Write the entries out again exactly as they stand, but without the pictures.
******************************
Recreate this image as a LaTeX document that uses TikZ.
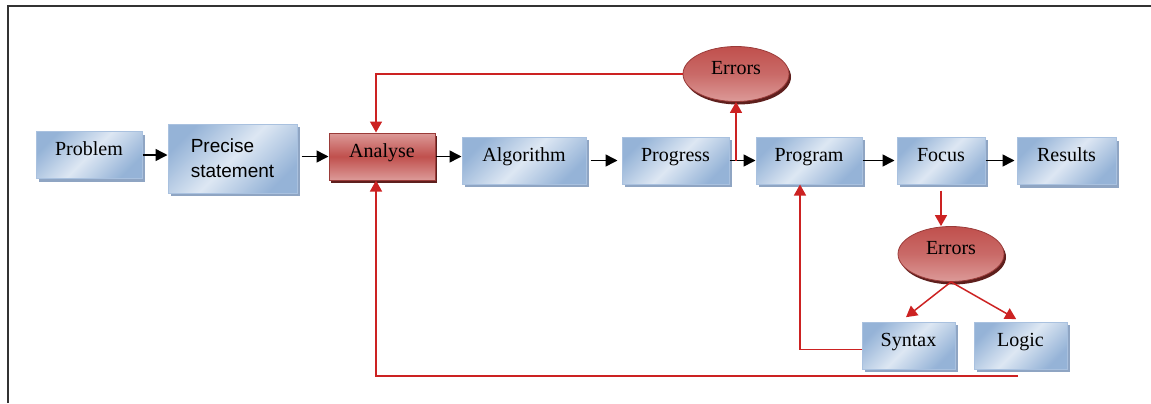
\documentclass[tikz,border=0pt]{standalone}
\usepackage{fontspec}
\setmainfont{Liberation Serif}
\setsansfont{Liberation Sans}
\usetikzlibrary{arrows.meta,shadows,shapes.geometric}

\definecolor{boxlight}{HTML}{DDE7F3}
\definecolor{boxdark}{HTML}{95B3D7}
\definecolor{boxline}{HTML}{A9C1DF}
\definecolor{boxshadow}{HTML}{8FA5C3}
\definecolor{errred}{HTML}{C0504D}
\definecolor{errlight}{HTML}{DC9A98}
\definecolor{errline}{HTML}{9A3B39}
\definecolor{errshadow}{HTML}{5E1F1D}
\definecolor{loopred}{HTML}{CC2222}

\tikzset{
  stage/.style={draw=boxline, line width=0.5pt, left color=boxdark, right color=boxdark,
    middle color=boxlight, shading angle=45, minimum height=23.5pt, inner sep=2pt, text depth=6pt,
    drop shadow={shadow xshift=1.5pt, shadow yshift=-1.5pt, fill=boxshadow, opacity=1}},
  redstage/.style={draw=errline, line width=0.5pt, top color=errlight, bottom color=errlight,
    middle color=errred, minimum height=23.5pt, inner sep=2pt, text depth=6pt,
    drop shadow={shadow xshift=1pt, shadow yshift=-1.5pt, fill=errshadow, opacity=1}},
  errnode/.style={ellipse, draw=errline, line width=0.4pt, top color=errred, bottom color=errlight,
    middle color=errred!85!white, minimum width=53pt, minimum height=27.5pt, inner sep=1pt, text depth=6pt,
    drop shadow={shadow xshift=1pt, shadow yshift=-1.5pt, fill=errshadow, opacity=1}},
  blackarr/.style={-{Triangle[length=6pt,width=6pt]}, line width=0.75pt},
  redarr/.style={draw=loopred, -{Triangle[length=5.5pt,width=6pt]}, line width=0.75pt}
}

\begin{document}
\begin{tikzpicture}[x=0.5pt, y=-0.5pt]
    \useasboundingbox (0,0) rectangle (1151,403);
    \draw [line width=0.75pt, color=black!80] (8,403) -- (8,6) -- (1151,6);

    \node [stage, minimum width=53pt] (problem) at (89,155) {Problem};
    \node [stage, minimum width=64.5pt, minimum height=34.5pt, align=left, text depth=,
           font=\sffamily\fontsize{9.5}{12.5}\selectfont] (precise) at (232.5,158.5) {Precise\\statement};
    \node [redstage, minimum width=53pt] (analyse) at (382,156.5) {Analyse};
    \node [stage, minimum width=62pt] (algorithm) at (524,160.5) {Algorithm};
    \node [stage, minimum width=53.5pt] (progress) at (675.5,160.5) {Progress};
    \node [stage, minimum width=53pt] (program) at (809,160.5) {Program};
    \node [stage, minimum width=44pt] (focus) at (941,160.5) {Focus};
    \node [stage, minimum width=49.5pt] (results) at (1066.5,161) {Results};
    \node [errnode] (errtop) at (736,74) {Errors};
    \node [errnode] (errlow) at (951,254) {Errors};
    \node [stage, minimum width=46.5pt] (syntax) at (908.5,345.5) {Syntax};
    \node [stage, minimum width=46.5pt] (logic) at (1020.5,345.5) {Logic};
    \coordinate (loopend) at (1018,376);

    \draw [blackarr] (problem.east) -- (problem.east -| precise.west);
    \draw [blackarr, shorten <=2pt] (precise.east |- analyse.west) -- (analyse.west);
    \draw [blackarr] (analyse.east) -- (analyse.east -| algorithm.west);
    \draw [blackarr, shorten <=2pt, shorten >=2pt] (algorithm.east) -- (progress.west);
    \draw [blackarr] (progress.east) -- (program.west);
    \draw [blackarr, shorten >=1pt] (program.east) -- (focus.west);
    \draw [blackarr, shorten >=1pt] (focus.east) -- (focus.east -| results.west);

    \draw [redarr] (errtop.south |- progress.east) -- (errtop.south);
    \draw [redarr] (errtop.west) -| ([xshift=-3pt]analyse.north);
    \draw [redarr, shorten <=3pt] (focus.south) -- (focus.south |- errlow.north);
    \draw [redarr, shorten >=3.5pt] (errlow.south) -- ([xshift=-4pt]syntax.north);
    \draw [redarr, shorten >=2.5pt] (errlow.south) -- (logic.north);
    \draw [redarr] ([yshift=-2pt]syntax.west) -| ([xshift=-4.5pt]program.south);
    \draw [redarr] (loopend) -| ([xshift=-3pt]analyse.south);
\end{tikzpicture}
\end{document}
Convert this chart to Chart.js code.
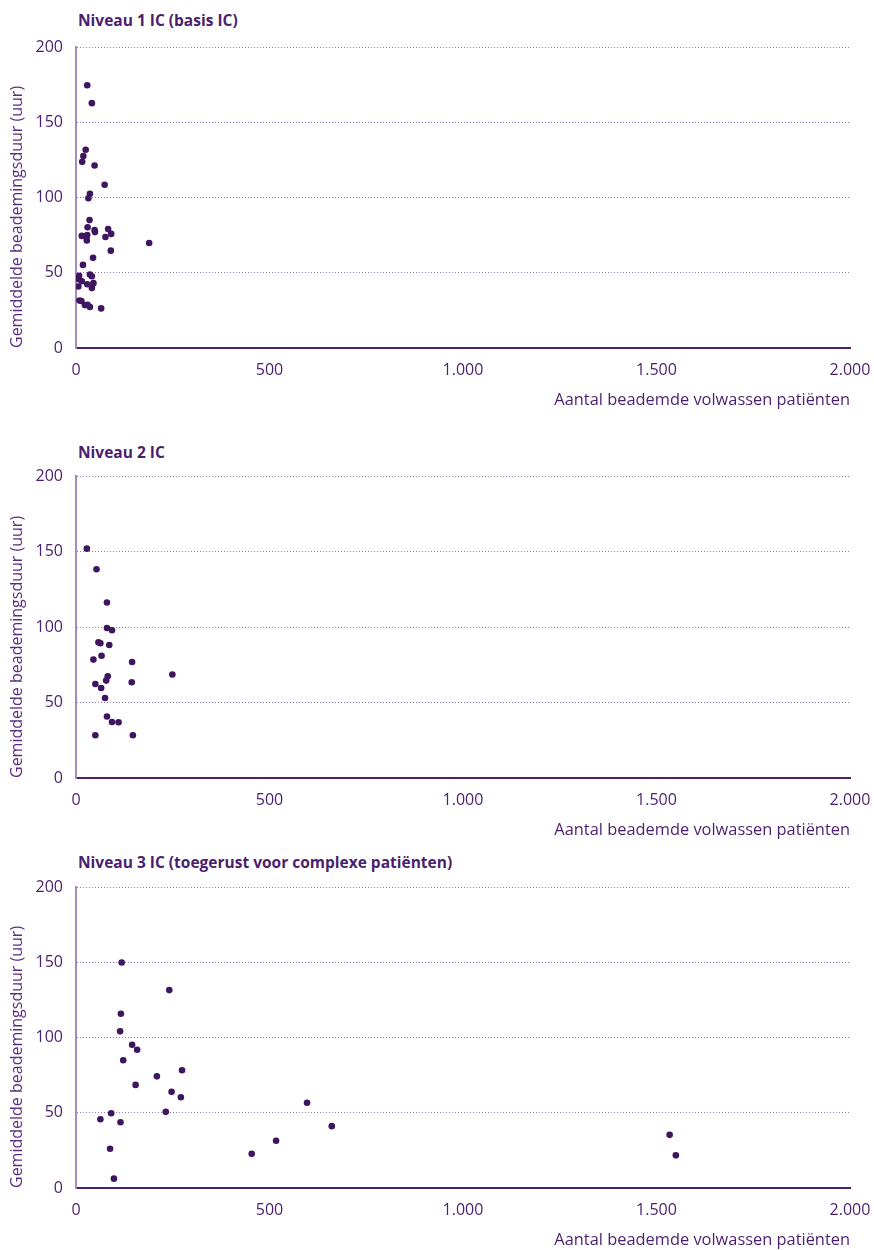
******************************
ANSWER FOR THIS EXERCISE:
Recreate this image as a LaTeX document that uses TikZ.
\documentclass[tikz,border=0pt]{standalone}
\usepackage{fontspec}
\setmainfont{Liberation Serif}
\setsansfont{Liberation Sans}
\usetikzlibrary{arrows.meta,shadows,shapes.geometric}

\definecolor{boxlight}{HTML}{DDE7F3}
\definecolor{boxdark}{HTML}{95B3D7}
\definecolor{boxline}{HTML}{A9C1DF}
\definecolor{boxshadow}{HTML}{8FA5C3}
\definecolor{errred}{HTML}{C0504D}
\definecolor{errlight}{HTML}{DC9A98}
\definecolor{errline}{HTML}{9A3B39}
\definecolor{errshadow}{HTML}{5E1F1D}
\definecolor{loopred}{HTML}{CC2222}

\tikzset{
  stage/.style={draw=boxline, line width=0.5pt, left color=boxdark, right color=boxdark,
    middle color=boxlight, shading angle=45, minimum height=23.5pt, inner sep=2pt, text depth=6pt,
    drop shadow={shadow xshift=1.5pt, shadow yshift=-1.5pt, fill=boxshadow, opacity=1}},
  redstage/.style={draw=errline, line width=0.5pt, top color=errlight, bottom color=errlight,
    middle color=errred, minimum height=23.5pt, inner sep=2pt, text depth=6pt,
    drop shadow={shadow xshift=1pt, shadow yshift=-1.5pt, fill=errshadow, opacity=1}},
  errnode/.style={ellipse, draw=errline, line width=0.4pt, top color=errred, bottom color=errlight,
    middle color=errred!85!white, minimum width=53pt, minimum height=27.5pt, inner sep=1pt, text depth=6pt,
    drop shadow={shadow xshift=1pt, shadow yshift=-1.5pt, fill=errshadow, opacity=1}},
  blackarr/.style={-{Triangle[length=6pt,width=6pt]}, line width=0.75pt},
  redarr/.style={draw=loopred, -{Triangle[length=5.5pt,width=6pt]}, line width=0.75pt}
}

\begin{document}
\begin{tikzpicture}[x=0.5pt, y=-0.5pt]
    \useasboundingbox (0,0) rectangle (1151,403);
    \draw [line width=0.75pt, color=black!80] (8,403) -- (8,6) -- (1151,6);

    \node [stage, minimum width=53pt] (problem) at (89,155) {Problem};
    \node [stage, minimum width=64.5pt, minimum height=34.5pt, align=left, text depth=,
           font=\sffamily\fontsize{9.5}{12.5}\selectfont] (precise) at (232.5,158.5) {Precise\\statement};
    \node [redstage, minimum width=53pt] (analyse) at (382,156.5) {Analyse};
    \node [stage, minimum width=62pt] (algorithm) at (524,160.5) {Algorithm};
    \node [stage, minimum width=53.5pt] (progress) at (675.5,160.5) {Progress};
    \node [stage, minimum width=53pt] (program) at (809,160.5) {Program};
    \node [stage, minimum width=44pt] (focus) at (941,160.5) {Focus};
    \node [stage, minimum width=49.5pt] (results) at (1066.5,161) {Results};
    \node [errnode] (errtop) at (736,74) {Errors};
    \node [errnode] (errlow) at (951,254) {Errors};
    \node [stage, minimum width=46.5pt] (syntax) at (908.5,345.5) {Syntax};
    \node [stage, minimum width=46.5pt] (logic) at (1020.5,345.5) {Logic};
    \coordinate (loopend) at (1018,376);

    \draw [blackarr] (problem.east) -- (problem.east -| precise.west);
    \draw [blackarr, shorten <=2pt] (precise.east |- analyse.west) -- (analyse.west);
    \draw [blackarr] (analyse.east) -- (analyse.east -| algorithm.west);
    \draw [blackarr, shorten <=2pt, shorten >=2pt] (algorithm.east) -- (progress.west);
    \draw [blackarr] (progress.east) -- (program.west);
    \draw [blackarr, shorten >=1pt] (program.east) -- (focus.west);
    \draw [blackarr, shorten >=1pt] (focus.east) -- (focus.east -| results.west);

    \draw [redarr] (errtop.south |- progress.east) -- (errtop.south);
    \draw [redarr] (errtop.west) -| ([xshift=-3pt]analyse.north);
    \draw [redarr, shorten <=3pt] (focus.south) -- (focus.south |- errlow.north);
    \draw [redarr, shorten >=3.5pt] (errlow.south) -- ([xshift=-4pt]syntax.north);
    \draw [redarr, shorten >=2.5pt] (errlow.south) -- (logic.north);
    \draw [redarr] ([yshift=-2pt]syntax.west) -| ([xshift=-4.5pt]program.south);
    \draw [redarr] (loopend) -| ([xshift=-3pt]analyse.south);
\end{tikzpicture}
\end{document}
Convert this chart to Chart.js code.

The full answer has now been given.